It is hard to see Virginia Governor Terry McAuliffe's extension of voting rights to 200,000 convicted felons (including many convicted of armed robbery, rape and murder) as anything other than a way to tip the commonwealth to Hillary Clinton in November.

Some felons should be allowed to regain their voting rights. But Hans Von Spakowsky and Roger Clegg point out in National Review that McAuliffe's stroke of the pen method is a travesty on justice:

Restoring a felon’s right to vote should be done not automatically, as soon as he has completed his sentence, but carefully, on a case-by-case basis, after he has shown that he has really turned over a new leaf.

The unfortunate truth is that many people who walk out of prison will be walking back in; recidivism rates are high. We have both testified before Congress and written about this problem.

Governor McAuliffe may be happy as long as the ex-felons who can now vote just don’t walk back into prison before November.

 

Von Spakowsky and Clegg note that McAuliffe did restore their Amendment Rights. Apparently, he believes that ex cons can be trusted to vote on laws for the rest of us (even if they have had serious trouble obeying the law) or to decide on a jury but that having a gun is just going too far.

 A 2013 report by the Rights Restoration Advisory Committee, which was set up to review this very issue and included a number of legal heavyweights, said that the governor does not have this right. Of course, McAuliffe played the race card when he made the announcement.

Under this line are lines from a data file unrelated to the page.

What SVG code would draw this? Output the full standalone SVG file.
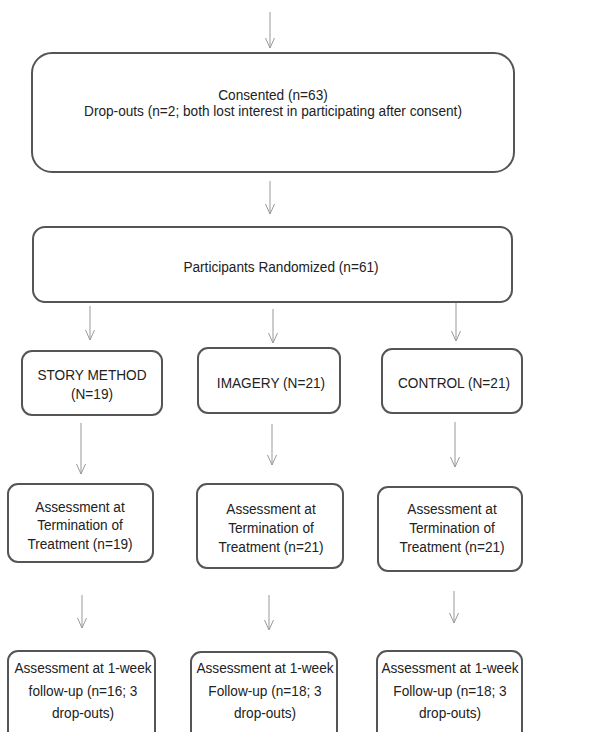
<svg xmlns="http://www.w3.org/2000/svg" width="613" height="732" viewBox="0 0 613 732">
<style>
.box{fill:#fff;stroke:#555;stroke-width:2}
.t{font-family:"Liberation Sans",Arial,sans-serif;font-size:15px;fill:#222;text-anchor:middle}
.c line{stroke:#999;stroke-width:1;marker-end:url(#ah)}
</style>
<defs>
<marker id="ah" viewBox="0 0 10 10" refX="10" refY="5" markerWidth="10" markerHeight="10" markerUnits="userSpaceOnUse" orient="auto">
<path d="M0,0.5 L10,5 L0,9.5" fill="none" stroke="#999" stroke-width="1"/>
</marker>
</defs>
<rect width="613" height="732" fill="#fff"/>
<g class="c" id="connectors">
<line x1="270" y1="12" x2="270" y2="48"/>
<line x1="270" y1="181" x2="270" y2="214"/>
<line x1="90" y1="306" x2="90" y2="340"/>
<line x1="273" y1="309" x2="273" y2="343"/>
<line x1="456" y1="302" x2="456" y2="341"/>
<line x1="81" y1="423" x2="81" y2="474"/>
<line x1="272" y1="424" x2="272" y2="465"/>
<line x1="455" y1="422" x2="455" y2="467"/>
<line x1="82" y1="595" x2="82" y2="628"/>
<line x1="269" y1="595" x2="269" y2="630"/>
<line x1="454" y1="591" x2="454" y2="623"/>
</g>
<g id="consented">
<rect class="box" x="32" y="53" width="482" height="119" rx="20"/>
<text class="t" transform="translate(273 99.5) scale(0.91 1)">Consented (n=63)</text>
<text class="t" transform="translate(273 116) scale(0.91 1)">Drop-outs (n=2; both lost interest in participating after consent)</text>
</g>
<g id="randomized">
<rect class="box" x="33" y="227" width="479" height="75" rx="12"/>
<text class="t" transform="translate(281 271.5) scale(0.91 1)">Participants Randomized (n=61)</text>
</g>
<g id="story">
<rect class="box" x="22" y="351" width="140" height="64" rx="10"/>
<text class="t" transform="translate(92 379.5) scale(0.91 1)">STORY METHOD</text>
<text class="t" transform="translate(92 398.5) scale(0.91 1)">(N=19)</text>
</g>
<g id="imagery">
<rect class="box" x="198" y="348" width="142" height="65" rx="10"/>
<text class="t" transform="translate(271 387.5) scale(0.91 1)">IMAGERY (N=21)</text>
</g>
<g id="control">
<rect class="box" x="382" y="349" width="140" height="64" rx="10"/>
<text class="t" transform="translate(454 387.5) scale(0.91 1)">CONTROL (N=21)</text>
</g>
<g id="term-story">
<rect class="box" x="8" y="484" width="145" height="78" rx="10"/>
<text class="t" transform="translate(80 511.5) scale(0.91 1)">Assessment at</text>
<text class="t" transform="translate(80 529.5) scale(0.91 1)">Termination of</text>
<text class="t" transform="translate(80 548.5) scale(0.91 1)">Treatment (n=19)</text>
</g>
<g id="term-imagery">
<rect class="box" x="197" y="484" width="146" height="84" rx="10"/>
<text class="t" transform="translate(271 513.5) scale(0.91 1)">Assessment at</text>
<text class="t" transform="translate(271 532.5) scale(0.91 1)">Termination of</text>
<text class="t" transform="translate(271 551.5) scale(0.91 1)">Treatment (n=21)</text>
</g>
<g id="term-control">
<rect class="box" x="378" y="487" width="144" height="84" rx="10"/>
<text class="t" transform="translate(452 513.5) scale(0.91 1)">Assessment at</text>
<text class="t" transform="translate(452 532.5) scale(0.91 1)">Termination of</text>
<text class="t" transform="translate(452 551.5) scale(0.91 1)">Treatment (n=21)</text>
</g>
<g id="fu-story">
<rect class="box" x="8" y="651" width="147" height="100" rx="10"/>
<text class="t" transform="translate(83 672.5) scale(0.91 1)">Assessment at 1-week</text>
<text class="t" transform="translate(83 695.5) scale(0.91 1)">follow-up (n=16; 3</text>
<text class="t" transform="translate(83 717.5) scale(0.91 1)">drop-outs)</text>
</g>
<g id="fu-imagery">
<rect class="box" x="191" y="652" width="146" height="100" rx="10"/>
<text class="t" transform="translate(265 672.5) scale(0.91 1)">Assessment at 1-week</text>
<text class="t" transform="translate(265 695.5) scale(0.91 1)">Follow-up (n=18; 3</text>
<text class="t" transform="translate(265 717.5) scale(0.91 1)">drop-outs)</text>
</g>
<g id="fu-control">
<rect class="box" x="377" y="651" width="145" height="100" rx="10"/>
<text class="t" transform="translate(450 672.5) scale(0.91 1)">Assessment at 1-week</text>
<text class="t" transform="translate(450 695.5) scale(0.91 1)">Follow-up (n=18; 3</text>
<text class="t" transform="translate(450 717.5) scale(0.91 1)">drop-outs)</text>
</g>
</svg>
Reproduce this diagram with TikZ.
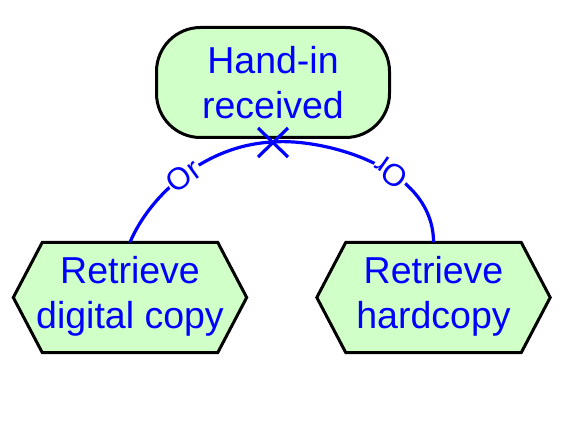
\documentclass[tikz,border=0pt]{standalone}
\usepackage{fontspec}
\setmainfont{Liberation Sans}
\usetikzlibrary{backgrounds}
\definecolor{nodefill}{RGB}{208,255,200}
\begin{document}
\begin{tikzpicture}[x=1pt,y=1pt,
  txt/.style={text=blue, font=\fontsize{37.5}{44.5}\selectfont, align=center},
  evt/.style={txt, draw, line width=3pt, fill=nodefill, rounded corners=44pt, minimum width=233pt, minimum height=110pt, inner sep=0pt},
  fnbox/.style={txt, minimum width=233pt, minimum height=110pt, inner sep=0pt},
  hexline/.style={draw, line width=3pt, fill=nodefill, line join=miter},
  conn/.style={blue, line width=3.2pt},
  orlbl/.style={text=blue, font=\fontsize{31}{31}\selectfont, fill=white, inner sep=1pt}
]
\useasboundingbox (0,0) rectangle (567,-427);
\node[evt] (t) at (273,-82.5) {Hand-in\\received};
\node[fnbox] (l) at (130,-296.5) {Retrieve\\digital copy};
\node[fnbox] (r) at (433.5,-296.5) {Retrieve\\hardcopy};
\begin{scope}[on background layer]
\foreach \n in {l,r} \path[hexline] ([xshift=29pt,yshift=-1pt]\n.north west) -- ([xshift=-29pt,yshift=-1pt]\n.north east) -- ([yshift=-1pt]\n.east) -- ([xshift=-29pt,yshift=-1pt]\n.south east) -- ([xshift=29pt,yshift=-1pt]\n.south west) -- ([yshift=-1pt]\n.west) -- cycle;
\end{scope}
\coordinate (xm) at ([yshift=-3pt]t.south);
\coordinate (lt) at ([yshift=-1pt]l.north);
\coordinate (rt) at ([yshift=-1pt]r.north);
\draw[conn] (lt) .. controls (150,-195) and (205,-145) .. node[orlbl, pos=0.5, rotate=36] (ol) {Or} (xm);
\draw[conn] (rt) .. controls (433.5,-165) and (320,-138) .. node[orlbl, pos=0.4, rotate=145] (or) {Or} (xm);
\draw[conn] ([shift={(-15,14)}]xm) -- ([shift={(15,-15)}]xm);
\draw[conn] ([shift={(-15,-15)}]xm) -- ([shift={(15,14)}]xm);
\end{tikzpicture}
\end{document}
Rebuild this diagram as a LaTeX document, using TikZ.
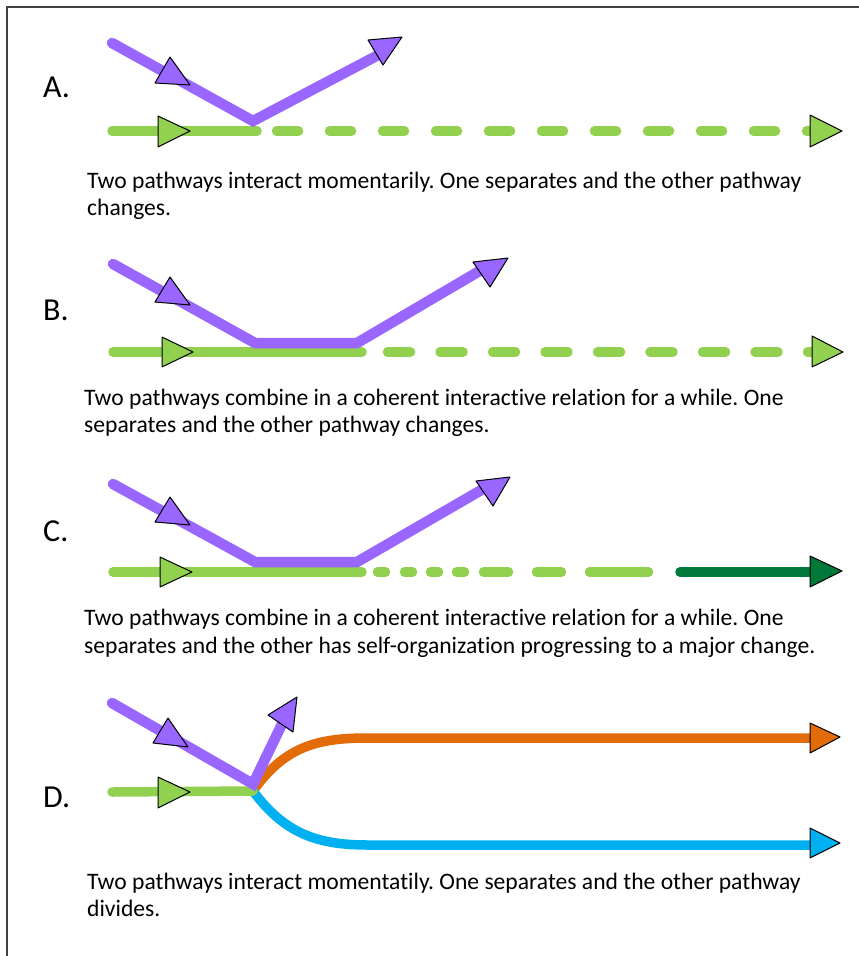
\documentclass[tikz,border=0pt]{standalone}
\usepackage{fontspec}
\setmainfont{Carlito}[Ligatures=NoCommon]
\frenchspacing
\definecolor{lgreen}{HTML}{92D050}
\definecolor{dgreen}{HTML}{00783A}
\definecolor{purp}{HTML}{9966FF}
\definecolor{orng}{HTML}{E36C0A}
\definecolor{blu}{HTML}{00B0F0}
\definecolor{framecol}{HTML}{404040}
\tikzset{
  pathline/.style={line width=9.5pt, line cap=round, line join=round},
  gpath/.style={pathline, draw=lgreen},
  ppath/.style={pathline, draw=purp, line width=10.5pt, line join=miter},
  headtri/.style={draw=black, line width=1pt, line join=round},
  captext/.style={anchor=base west, inner sep=0pt, font=\fontsize{23.6}{28}\selectfont},
  lettertext/.style={anchor=base west, inner sep=0pt, font=\fontsize{32}{36}\selectfont},
}
\begin{document}
\begin{tikzpicture}[x=1pt,y=-1pt]
\useasboundingbox (0,0) rectangle (859,956);
\fill[white] (0,0) rectangle (859,956);
\draw[framecol, line width=2pt] (7,956) -- (7,7) -- (859,7);

% ---------- A ----------
\node[lettertext] (LA) at (43,97) {A.};
\coordinate (a1) at (112,43);
\coordinate (a2) at (253,121);
\coordinate (a3) at (384,52);
\coordinate (ag0) at (112,131);
\coordinate (ag1) at (257,131);
\coordinate (ag2) at (276.5,131);
\coordinate (ag3) at (815,131);
\draw[gpath] (ag0) -- (ag1);
\draw[gpath, dash pattern=on 22pt off 31pt] (ag2) -- (ag3);
\draw[ppath] (a1) -- (a2) -- (a3);
\filldraw[headtri, fill=purp] (170,57) -- (155,83) -- (190,85) -- cycle;
\filldraw[headtri, fill=purp] (368,40) -- (402,37) -- (383,65) -- cycle;
\filldraw[headtri, fill=lgreen] (158,116) -- (190,131) -- (158,147) -- cycle;
\filldraw[headtri, fill=lgreen] (810,115) -- (842,131) -- (810,147) -- cycle;
\node[captext] (ta1) at (87,188) {Two pathways interact momentarily. One separates and the other pathway};
\node[captext] (ta2) at (87,215) {changes.};

% ---------- B ----------
\node[lettertext] (LB) at (43,320) {B.};
\coordinate (b1) at (113,264);
\coordinate (b2) at (255,343);
\coordinate (b3) at (357,343);
\coordinate (b4) at (488,266);
\coordinate (bg0) at (113,352);
\coordinate (bg1) at (362,352);
\coordinate (bg2) at (387.5,352);
\coordinate (bg3) at (815,352);
\draw[gpath] (bg0) -- (bg1);
\draw[gpath, dash pattern=on 23pt off 29.5pt] (bg2) -- (bg3);
\draw[ppath] (b1) -- (b2) -- (b3) -- (b4);
\filldraw[headtri, fill=purp] (170,277) -- (155,302) -- (190,305) -- cycle;
\filldraw[headtri, fill=purp] (473,262) -- (508,258) -- (490,287) -- cycle;
\filldraw[headtri, fill=lgreen] (162,337) -- (193,352) -- (162,367) -- cycle;
\filldraw[headtri, fill=lgreen] (812,336) -- (843,352) -- (812,367) -- cycle;
\node[captext] (tb1) at (84,405) {Two pathways combine in a coherent interactive relation for a while. One};
\node[captext] (tb2) at (84,432) {separates and the other pathway changes.};

% ---------- C ----------
\node[lettertext] (LC) at (43,541) {C.};
\coordinate (c1) at (113,484);
\coordinate (c2) at (255,562);
\coordinate (c3) at (357,562);
\coordinate (c4) at (490,485);
\coordinate (cg0) at (113,572);
\coordinate (cg1) at (362,572);
\draw[gpath] (cg0) -- (cg1);
\foreach \s/\e in {377.5/385.5, 404.5/412.5, 430.5/438.5, 456.5/464.5, 483.5/508.5, 536.5/561.5, 589.5/648.5}{
  \draw[gpath] (\s,572) -- (\e,572);
}
\coordinate (cd0) at (680,572);
\coordinate (cd1) at (815,572);
\draw[pathline, draw=dgreen] (cd0) -- (cd1);
\draw[ppath] (c1) -- (c2) -- (c3) -- (c4);
\filldraw[headtri, fill=purp] (170,497) -- (155,522) -- (190,525) -- cycle;
\filldraw[headtri, fill=purp] (476,481) -- (510,477) -- (493,506) -- cycle;
\filldraw[headtri, fill=lgreen] (160,557) -- (192,572) -- (160,587) -- cycle;
\filldraw[headtri, fill=dgreen] (810,556) -- (842,571) -- (810,587) -- cycle;
\node[captext] (tc1) at (84,625) {Two pathways combine in a coherent interactive relation for a while. One};
\node[captext] (tc2) at (84,653) {separates and the other has self-organization progressing to a major change.};

% ---------- D ----------
\node[lettertext] (LD) at (43,807) {D.};
\coordinate (d1) at (112,703);
\coordinate (d2) at (253,784);
\coordinate (d3) at (283,722);
\coordinate (dj) at (253,791);
\coordinate (do1) at (368,738);
\coordinate (do2) at (815,738);
\coordinate (db1) at (368,845);
\coordinate (db2) at (815,845);
\coordinate (dg0) at (112,792);
\draw[pathline, draw=orng] (dj) .. controls (285,746) and (318,738) .. (do1) -- (do2);
\draw[pathline, draw=blu] (dj) .. controls (285,834) and (318,845) .. (db1) -- (db2);
\draw[gpath] (dg0) -- (dj);
\draw[ppath] (d1) -- (d2) -- (d3);
\filldraw[headtri, fill=purp] (168,718) -- (153,743) -- (188,747) -- cycle;
\filldraw[headtri, fill=purp] (268,715) -- (297,697) -- (293,732) -- cycle;
\filldraw[headtri, fill=lgreen] (158,777) -- (190,792) -- (158,808) -- cycle;
\filldraw[headtri, fill=orng] (810,723) -- (840,737) -- (810,753) -- cycle;
\filldraw[headtri, fill=blu] (810,828) -- (840,843) -- (810,858) -- cycle;
\node[captext] (td1) at (87,889) {Two pathways interact momentatily. One separates and the other pathway};
\node[captext] (td2) at (87,916) {divides.};
\end{tikzpicture}
\end{document}
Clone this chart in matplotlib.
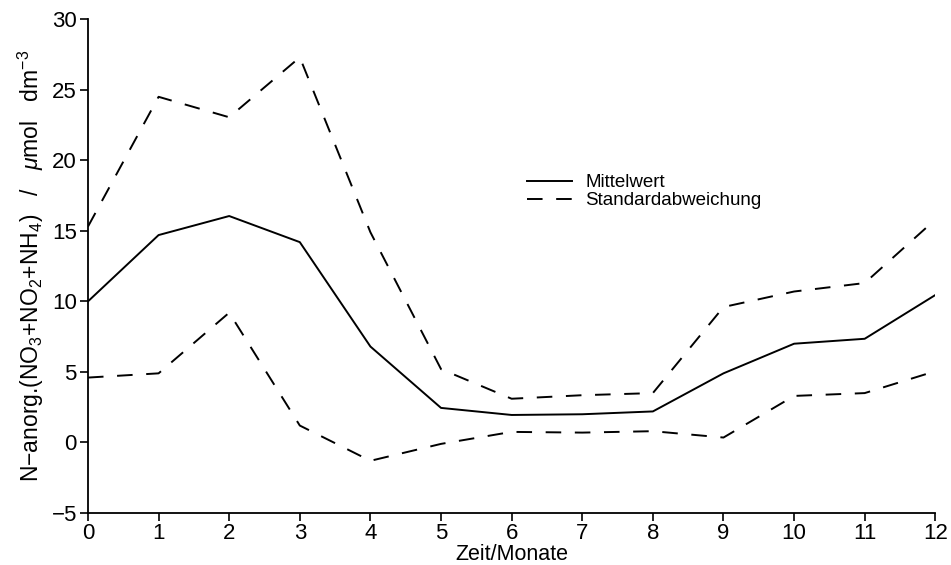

The felon vote could be just enough to hand the state to Hillary Clinton:

It is estimated that McAuliffe’s action will add 3.8 percent to the 5.4 million registered voters in Virginia. That may not seem like a lot, but McAuliffe knows very well that Virginia today is a swing state with recent statewide elections that have been decided by a very small margin. In 2013, the current attorney general, Mark Herring (D.), won his race by only 907 votes. Former Virginia governor Bob McDonnell (R.) won his prior post as attorney general by only 360 votes in 2005. Even the Washington Post, which applauded McAuliffe’s action, acknowledged there is “no doubt” about the “political dimension” in this move by “a Democrat and longtime friend and fundraiser for Bill and Hillary Clinton” — namely, that it “grant[s] Democrats a crucial edge in a swing state ahead of November’s presidential election.”

McAuliffe is continuing a pattern. Last year he vetoed a bill that would have helped clean up voter-registration lists. The bill required county court clerks to send to local election officials information about individuals who were excused from jury duty because they were not U.S. citizens or were no longer residents of Virginia. McAuliffe seems intent on making sure that ineligible and illegal voters can continue to vote.

He is following the example set by President Obama: If you don’t like a law or a constitutional limit on your authority, just ignore it. Rewrite, change, or bend it. The New York Times inadvertently gave the game away when it said that McAuliffe’s “action effectively overturns a Civil War–era provision in the state’s Constitution.”

McAuliffe’s willingness to do anything (and to say anything) to achieve partisan political goals shows a complete contempt for the rule of law and for the constitutional republic that is the United States. What a sad day for the great state that was the home of Thomas Jefferson, Patrick Henry, James Madison, George Mason, and the father of our country, George Washington.

Voting rights are just about the last thing a convict needs when getting out of prison. Jobs might be more essential to the process of becoming law-abiding citizens. Noah Rothman comments in Commentary:

Of all the struggles facing the nation’s previously incarcerated convicted felons, restoring their rights to cast a ballot seems the least pressing. The fact that this aspect of reintegration into society can flow from a lawmaker’s pen stroke makes the temptation to pursue such a reform irresistible to the nation’s Democratic officeholders.

Calling it a civil rights issue and the end of a chapter in Virginia’s “long and sad history” of preventing African-Americans from exercising their voting rights, the Old Dominion State’s Governor Terry McAuliffe restored voting rights to hundreds of thousands of violent and nonviolent felons last week, even those who had never applied for restoration to the voter rolls. McAuliffe’s assertion suggests Democratic motives on this issue are as political as they are altruistic.

It revealed that this was, in part, an extension of Democratic attempts on the left to cast any and every effort by Republicans to ensure the integrity of the vote as a vaguely racist endeavor designed to disenfranchise African-Americans, as well as to disadvantage Democratic candidates.

Rothman says that those who attack McAuliffe's possible motive (help Hillary) do themselves a disservice. I disagree. Why not state the obvious?